How do I check if I am already enrolled to vote in Australia?
Go to the Check my Enrolment page and fill in your details as they would have appeared the last time you voted in an Australian election. That means including your previous street name, suburb, and postcode. You’ll notice that as you start typing in the suburb and street name sections, a popup box will give you suggestions. Choose the correct listing from the dropdown, because when I tried to just type it in myself, my enrollment wasn’t found. If your enrollment isn’t found on your first search, try adding or removing your middle name.
If your enrollment is found, the subsequent page will list your name, last enrolled address, and the local, state, and federal districts you are eligible to vote in.
How do I vote in Australian Federal Elections while living overseas?

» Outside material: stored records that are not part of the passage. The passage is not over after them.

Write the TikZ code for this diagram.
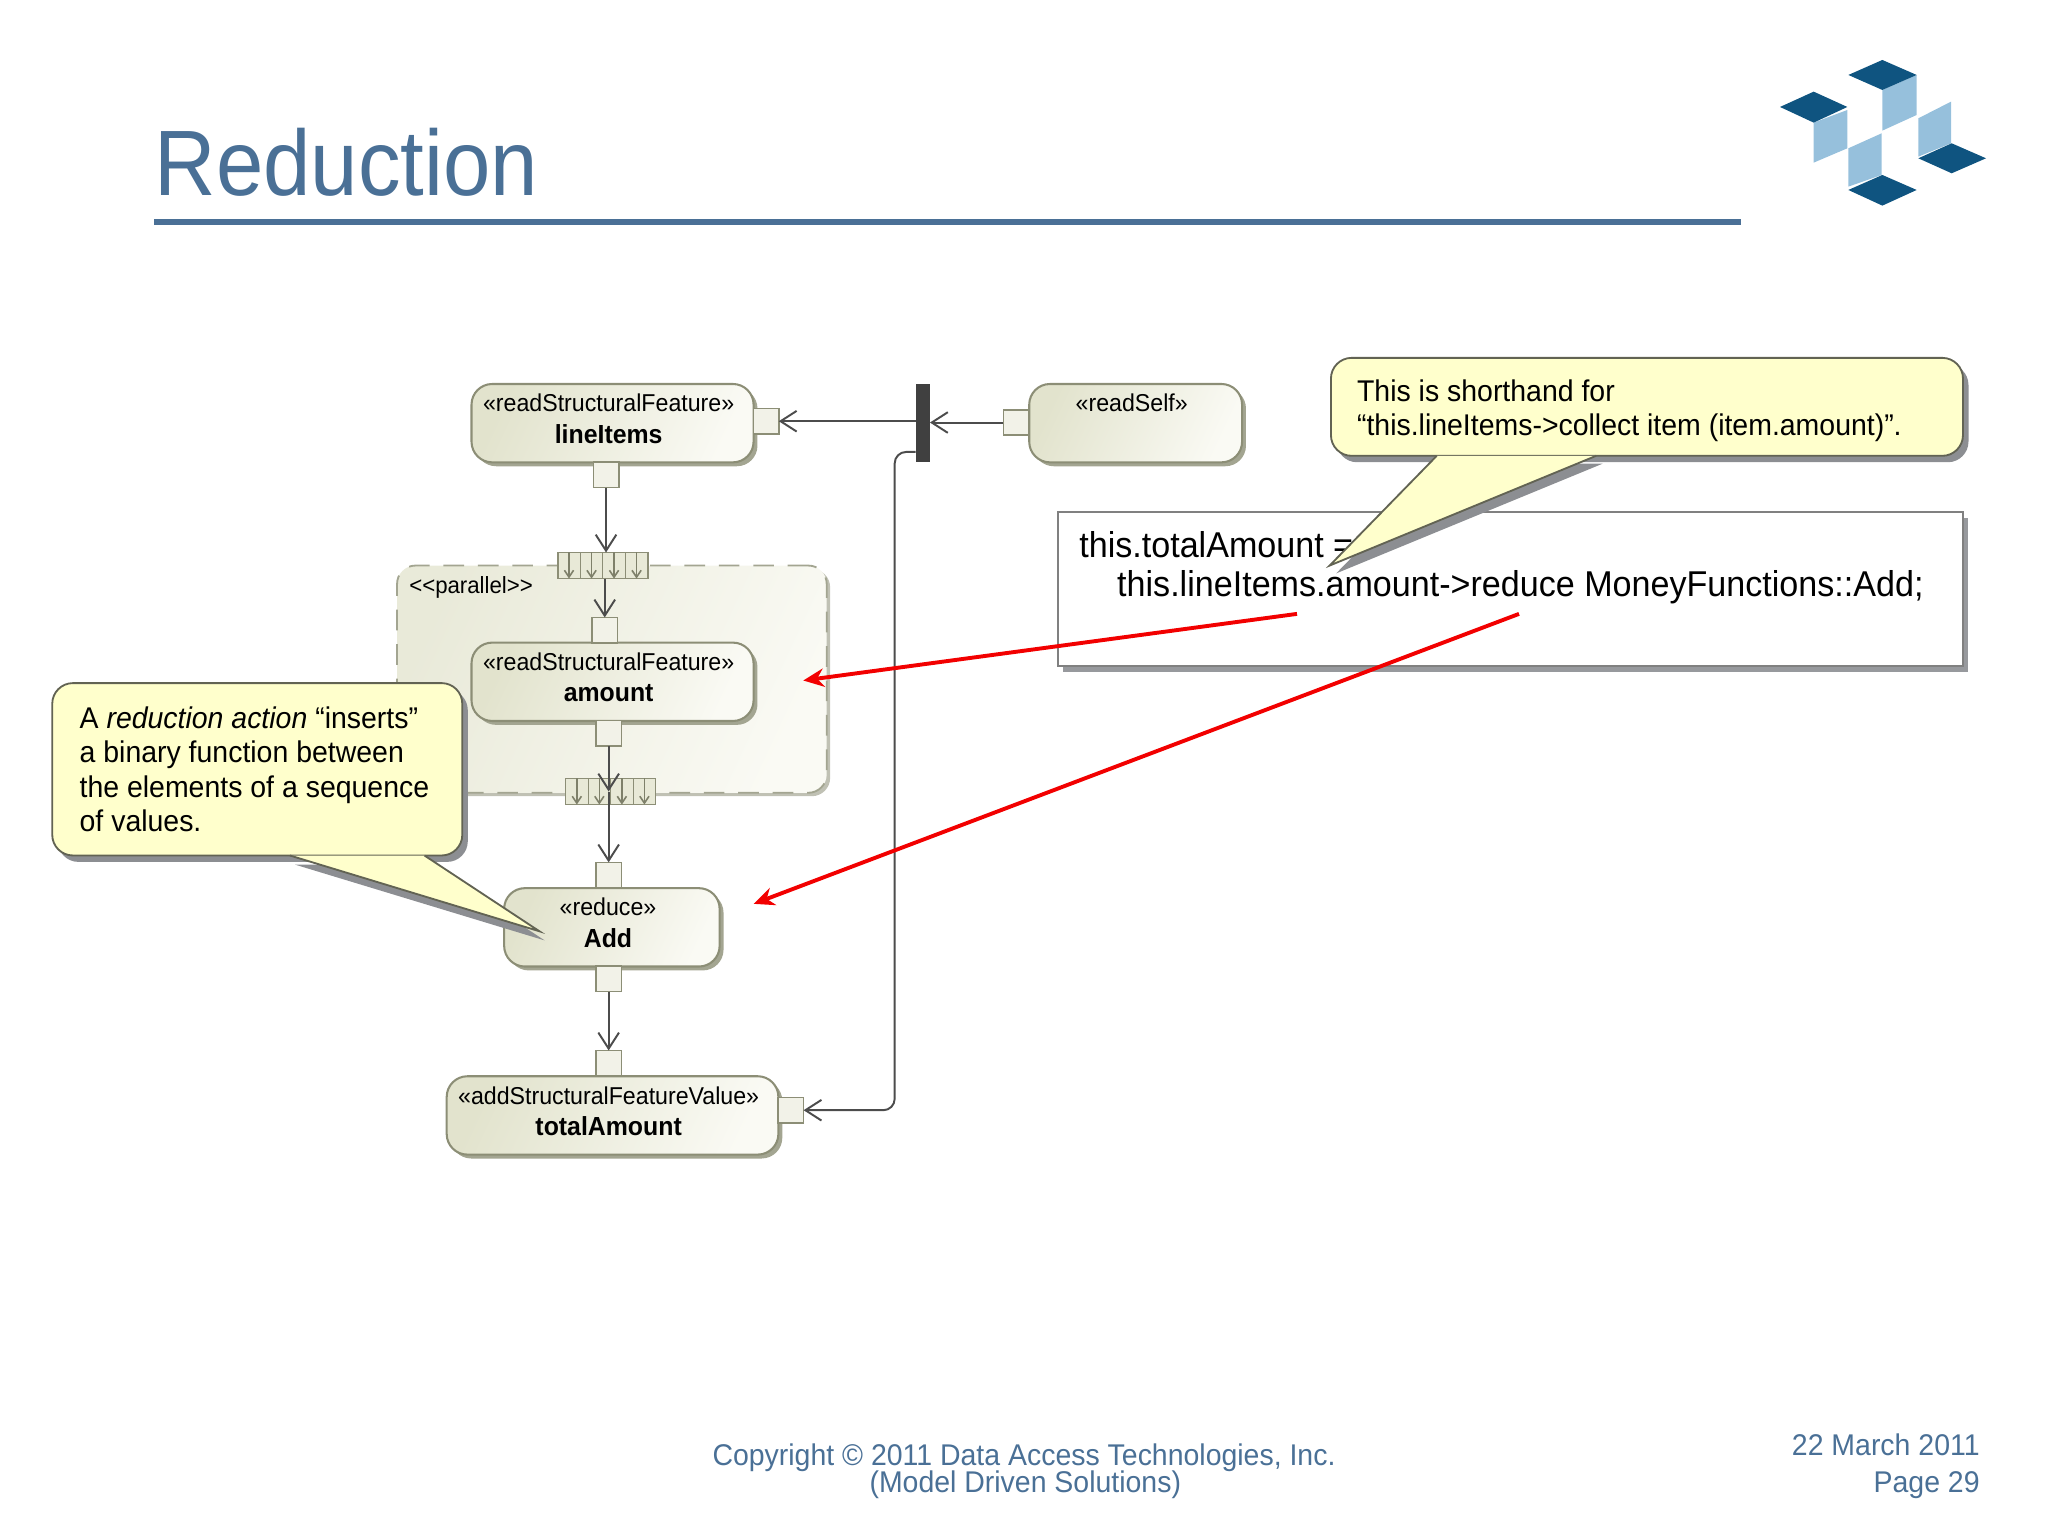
\documentclass[tikz,border=0pt]{standalone}
\usepackage{xcolor}
\usepackage{fontspec}
\setmainfont[FakeStretch=0.95]{Liberation Sans}
\newfontfamily\titlefont[FakeStretch=0.916]{Liberation Sans}
\usetikzlibrary{arrows.meta,calc,shadows}
\definecolor{slideblue}{RGB}{74,112,150}
\definecolor{actionedge}{RGB}{140,142,118}
\definecolor{actionleft}{RGB}{226,227,205}
\definecolor{actionright}{RGB}{250,250,244}
\definecolor{noteyellow}{RGB}{255,255,204}
\definecolor{notegray}{RGB}{140,142,146}
\definecolor{logodark}{RGB}{15,84,128}
\definecolor{logolight}{RGB}{150,192,220}
\tikzset{
    actionbox/.style={draw=actionedge, line width=0.9pt, left color=actionleft, right color=actionright,
        shading angle=65, rounded corners=9pt, inner sep=0pt, outer sep=0pt, minimum height=1.2cm,
        drop shadow={shadow xshift=1.7pt, shadow yshift=-1.7pt, opacity=1, fill=actionedge!80},
        align=center, anchor=north west, font=\fontsize{10.63}{13.6}\selectfont},
    pinbox/.style={draw=actionedge, line width=0.7pt, fill=actionleft!45, inner sep=0pt, outer sep=0pt, minimum size=0.39cm},
    expansionbox/.style={draw=actionedge, line width=0.7pt, fill=actionleft!80, inner sep=0pt, outer sep=0pt,
        minimum width=1.38cm, minimum height=0.4cm},
    regionbox/.style={draw=actionedge!80, dash pattern=on 9pt off 6pt, line width=0.8pt, left color=actionleft!75, right color=actionright,
        shading angle=65, rounded corners=8pt, inner sep=0pt, outer sep=0pt, minimum width=6.58cm, minimum height=3.48cm,
        drop shadow={shadow xshift=1.5pt, shadow yshift=-1.5pt, opacity=1, fill=actionedge!55}},
    flow/.style={draw=black!70, line width=0.85pt, -{Straight Barb[length=7pt,width=9pt]}},
    cellarrow/.style={draw=actionedge!90!black, line width=0.7pt, -{Straight Barb[length=3pt,width=4pt]}},
    redarrow/.style={draw=red!95!black, line width=1.7pt, -{Stealth[length=9pt,width=8pt]}},
    notebody/.style={draw=actionedge!70!black, line width=0.8pt, fill=noteyellow, rounded corners=9pt, anchor=north west,
        inner sep=0pt, outer sep=0pt, drop shadow={shadow xshift=2.4pt, shadow yshift=-2.8pt, opacity=1, fill=notegray},
        align=flush left, font=\fontsize{13.05}{15}\selectfont},
    tailshadow/.style={fill=notegray, draw=none},
    codeline/.style={anchor=base west, inner sep=0pt, font=\fontsize{15.64}{18}\selectfont},
    footer/.style={inner sep=0pt, text=slideblue, font=\fontsize{13.05}{14}\selectfont}
}
\newcommand{\stereotype}[1]{«#1»\hspace*{3.4pt}}
\newcommand{\actionname}[1]{{\fontsize{11.4}{13.6}\selectfont\textbf{#1}}\hspace*{3.4pt}\rule[-4pt]{0pt}{4pt}}
\newcommand{\expansioncells}[1]{
    \foreach \k in {0.25,0.5,0.75}
        \draw[draw=actionedge, line width=0.5pt] ($(#1.north west)!\k!(#1.north east)$) -- ($(#1.south west)!\k!(#1.south east)$);
    \foreach \k in {0.125,0.375,0.625,0.875}
        \draw[cellarrow] ($(#1.north west)!\k!(#1.north east)$) -- ($(#1.south west)!\k!(#1.south east)$);
}
\begin{document}
\begin{tikzpicture}[x=0.02cm, y=-0.02cm]
    \useasboundingbox (0,0) rectangle (1568,1176);

    % Titel
    \node[anchor=base west, inner sep=0pt, text=slideblue, font=\titlefont\fontsize{40.5}{44}\selectfont] (title) at (118,150) {Reduction};
    \draw[slideblue, line width=2.8pt] (118,170) -- (1333,170);

    % Logo
    \begin{scope}[shift={(1347.5,30.6)}, scale=0.2552]
        \fill[logolight] (367,150) -- (470,105) -- (470,225) -- (367,272) -- cycle;
        \fill[logolight] (161,248) -- (262,210) -- (262,325) -- (161,368) -- cycle;
        \fill[logolight] (265,325) -- (365,280) -- (365,405) -- (265,440) -- cycle;
        \fill[logolight] (475,235) -- (573,185) -- (573,310) -- (475,350) -- cycle;
        \fill[logodark] (265,105) -- (367,60) -- (470,105) -- (367,150) -- cycle;
        \fill[logodark] (60,201) -- (161,155) -- (262,201) -- (161,248) -- cycle;
        \fill[logodark] (475,355) -- (575,310) -- (678,355) -- (575,400) -- cycle;
        \fill[logodark] (265,450) -- (367,405) -- (470,450) -- (367,497) -- cycle;
    \end{scope}

    % Bereich parallel
    \node[regionbox, anchor=north west] (region) at (304,433) {};
    \node[anchor=west, inner sep=0pt, font=\fontsize{10.2}{12}\selectfont] (regionlabel) at (313,450) {<{}<parallel>{}>};

    % Aktionen
    \node[actionbox, minimum width=4.32cm] (lineitems) at (361,294) {\stereotype{readStructuralFeature}\\\actionname{lineItems}};
    \node[actionbox, minimum width=3.26cm] (readself) at (788,294) {\stereotype{readSelf}\\\actionname{\phantom{x}}};
    \node[actionbox, minimum width=4.32cm] (amount) at (361,492) {\stereotype{readStructuralFeature}\\\actionname{amount}};
    \node[actionbox, minimum width=3.3cm] (reduce) at (386,680) {\stereotype{reduce}\\\actionname{Add}};
    \node[actionbox, minimum width=5.08cm] (addvalue) at (342,824) {\stereotype{addStructuralFeatureValue}\\\actionname{totalAmount}};

    % Pins
    \node[pinbox] (linepin) at (586.5,322.5) {};
    \node[pinbox] (lineout) at (464,363.5) {};
    \node[pinbox] (selfpin) at (778,323.5) {};
    \node[pinbox] (amountin) at (463,482.5) {};
    \node[pinbox] (amountout) at (466,561.5) {};
    \node[pinbox] (reducein) at (466,670) {};
    \node[pinbox] (reduceout) at (466,749.5) {};
    \node[pinbox] (addin) at (466,814) {};
    \node[pinbox] (addpin) at (605.5,850) {};

    % Expansion
    \node[expansionbox] (extop) at (461.5,433) {};
    \node[expansionbox] (exbottom) at (467.5,606) {};
    \expansioncells{extop}
    \expansioncells{exbottom}

    % Join
    \node[fill=black!75, inner sep=0pt, outer sep=0pt, minimum width=0.22cm, minimum height=1.2cm] (joinbar) at (706.5,324) {};
    \coordinate (joinout) at (701,346);

    % Pfeile
    \draw[flow] (selfpin.west) -- (joinbar.east |- selfpin.west);
    \draw[flow] (joinbar.west |- linepin.east) -- (linepin.east);
    \draw[flow, rounded corners=5pt] (joinout) -- ++(-16,0) |- (addpin.east);
    \draw[flow] (lineout.south) -- (lineout.south |- extop.north);
    \draw[flow] (extop.south -| amountin.north) -- (amountin.north);
    \draw[flow] (amountout.south) -- (amountout.south |- exbottom.center);
    \draw[flow] (exbottom.center -| reducein.north) -- (reducein.north);
    \draw[flow] (reduceout.south) -- (addin.north);

    % Code
    \node[draw=black!50, line width=0.9pt, fill=white, inner sep=0pt, outer sep=0pt, minimum width=13.86cm, minimum height=2.36cm,
        anchor=north west, drop shadow={shadow xshift=2.4pt, shadow yshift=-2.4pt, opacity=1, fill=notegray!90}] (codebox) at (810,392) {};
    \node[codeline] (codeone) at (826,427) {this.totalAmount =};
    \node[codeline] (codetwo) at (855,457) {this.lineItems.amount->reduce MoneyFunctions::Add;};

    % Hinweis rechts
    \fill[tailshadow] (1105,355) -- (1227,355) -- (1023,439) -- cycle;
    \node[notebody, text width=9.68cm, minimum height=1.5cm] (shorthand) at (1019,274) {\rule{0pt}{13pt}\hspace*{0.4cm}This is shorthand for\\\hspace*{0.4cm}“this.lineItems->collect item (item.amount)”.};
    \coordinate (shorthandtip) at (1018,433);
    \coordinate (shorthanda) at (1100,349);
    \coordinate (shorthandb) at (1222,349);
    \fill[noteyellow] (shorthanda) -- (shorthandb) -- (shorthandtip) -- cycle;
    \draw[draw=actionedge!70!black, line width=0.8pt] (shorthanda) -- (shorthandtip) -- (shorthandb);

    % Hinweis links
    \fill[tailshadow] (226,662) -- (329,662) -- (417,720) -- cycle;
    \node[notebody, text width=6.28cm, minimum height=2.64cm] (reduction) at (40,523) {\hspace*{0.42cm}A \textit{reduction action} “inserts”\\\hspace*{0.42cm}a binary function between\\\hspace*{0.42cm}the elements of a sequence\\\hspace*{0.42cm}of values.};
    \coordinate (reductiontip) at (413,713);
    \coordinate (reductiona) at (222,655);
    \coordinate (reductionb) at (325,655);
    \fill[noteyellow] (reductiona) -- (reductionb) -- (reductiontip) -- cycle;
    \draw[draw=actionedge!70!black, line width=0.8pt] (reductiona) -- (reductiontip) -- (reductionb);

    % Rote Pfeile
    \coordinate (redone) at (993,470);
    \coordinate (redonetip) at (615,521);
    \coordinate (redtwo) at (1163,470);
    \coordinate (redtwotip) at (577,692);
    \draw[redarrow] (redone) -- (redonetip);
    \draw[redarrow] (redtwo) -- (redtwotip);

    % Fusszeile
    \node[footer] (copyone) at (784,1116) {Copyright © 2011 Data Access Technologies, Inc.};
    \node[footer] (copytwo) at (785,1137) {(Model Driven Solutions)};
    \node[footer, anchor=east] (datenote) at (1516,1106) {22 March 2011};
    \node[footer, anchor=east] (pagenote) at (1516,1137) {Page 29};
\end{tikzpicture}
\end{document}
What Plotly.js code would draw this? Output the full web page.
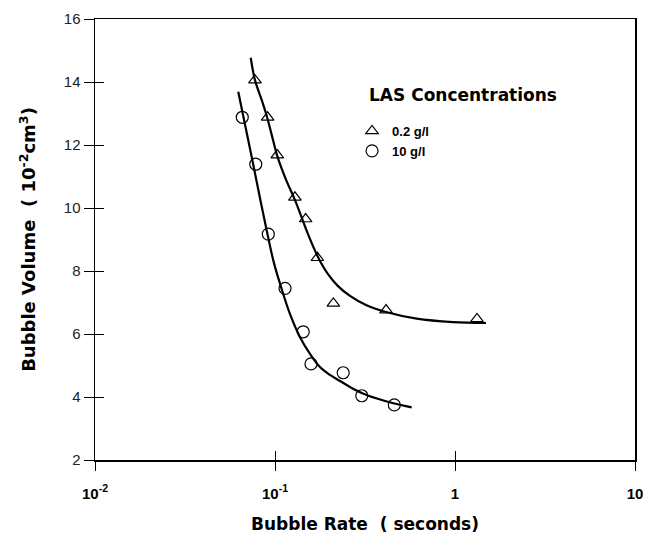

If you have already Registered as an overseas elector, you probably also ticked the box to become a postal voter (question 9). This means that you’ll have the ballots mailed to your nominated overseas address, up to a week in advance of the Federal Election. If you didn’t do that, there is always the option of visiting an Australian Consulate in your country and voting there. Please call or email the consulates first to check when they will be accepting votes.
Otherwise, fill out the postal voter application form (only available after an election has been called) from the AEC website. It is your responsibility to ensure that you are registered as a postal voter and have supplied your overseas address to the AEC.
Is it compulsory to vote when I’m overseas?
The short answer is no. Voting isn’t compulsory if you’re out of the country during a federal election. But keep in mind that you may return from a stint abroad to find that your registration and electoral enrolment were cancelled while you were away. To stop this from happening you should register as an overseas voter and continue to send in postal votes while you’re outside of the country.
What if I’m moving overseas indefinitely and don’t want to vote?
If you’re not quite sure if you’ll be returning to Australia, you can apply to have your name removed from the electoral roll altogther for a certain period of time, or indefinitely. This options means you won’t be able to vote in elections held while you are residing overseas. When or if you return to Australia to live, you will need to re-enrol to vote, after you have held a residential address for a month.
What if my child turned 18 overseas and wants to vote in Australia?
They can use this form to enrol to vote for the first time, as long as one of their parents is registered as an overseas elector. The stipulations for a new voter apart from parents being enrolled to vote from overseas (or in Australia), is that they are Australian citizens who have not been enrolled to vote previously, did not turn 18 until after they moved away from Australia, and intend to return to Australia to live within six years of their 18th birthday.
If eligible, new voters can enrol using this form.